Two illuminating tensions appear repeatedly in origin narratives. First, there is a perennial tension between claims of continuity with the pre-Reformation English church and evidence of substantive doctrinal and institutional innovation: adherents often emphasize the continuity of episcopacy, the creeds, and sacramental rites, while historians point to the legal rupture of 1534 and to doctrinal changes enshrined in texts such as the 1552 prayer book and the Thirty-Nine Articles (finalized 1571). Second, there is tension between the national origins of Anglicanism—the Church of England as an established church with specific legal ties to the state—and its later self-understanding as a global Communion of autonomous churches; the missionary export of Anglican structures produced provincial churches in very different social, political, and cultural contexts, complicating a single origin story.

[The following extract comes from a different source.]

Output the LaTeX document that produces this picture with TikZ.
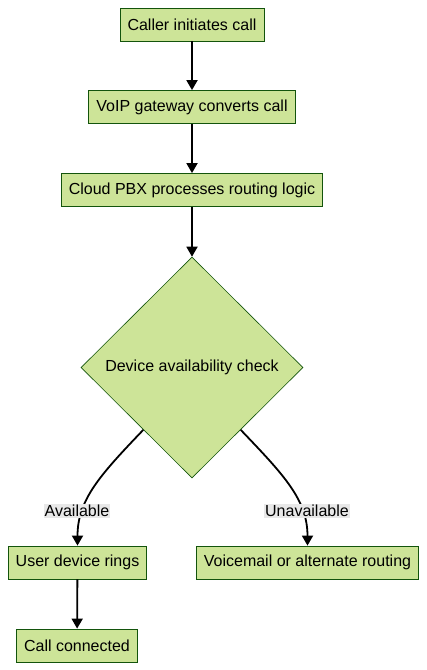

The early formation of Anglicanism produced enduring theological and institutional resources: the Book of Common Prayer as a formative liturgical text and teaching instrument; a preference for ordered episcopacy and diocesan structures; and a theological method often summarized by the triad Scripture–Tradition–Reason, a formulation frequently traced to Richard Hooker. Adherents hold that these resources preserve a balance between catholic and reformed elements; critics and historians note the adaptive innovations—liturgical, doctrinal, and institutional—that allowed Anglicanism to survive political upheavals and to become a plural, multilingual, and geographically dispersed family of churches.

In sum, Anglicanism's founding is a layered event: a parliamentary and royal discontinuity in 1534; liturgical and theological reforms centered on Cranmer's prayer books in 1549 and 1552; doctrinal consolidation in documents such as the Thirty-Nine Articles; and an Elizabethan settlement in 1559 aimed at religious stability. The result is a tradition that simultaneously claims ancient continuity and exhibits adaptive innovations that enabled it to develop into a diverse, global communion of churches.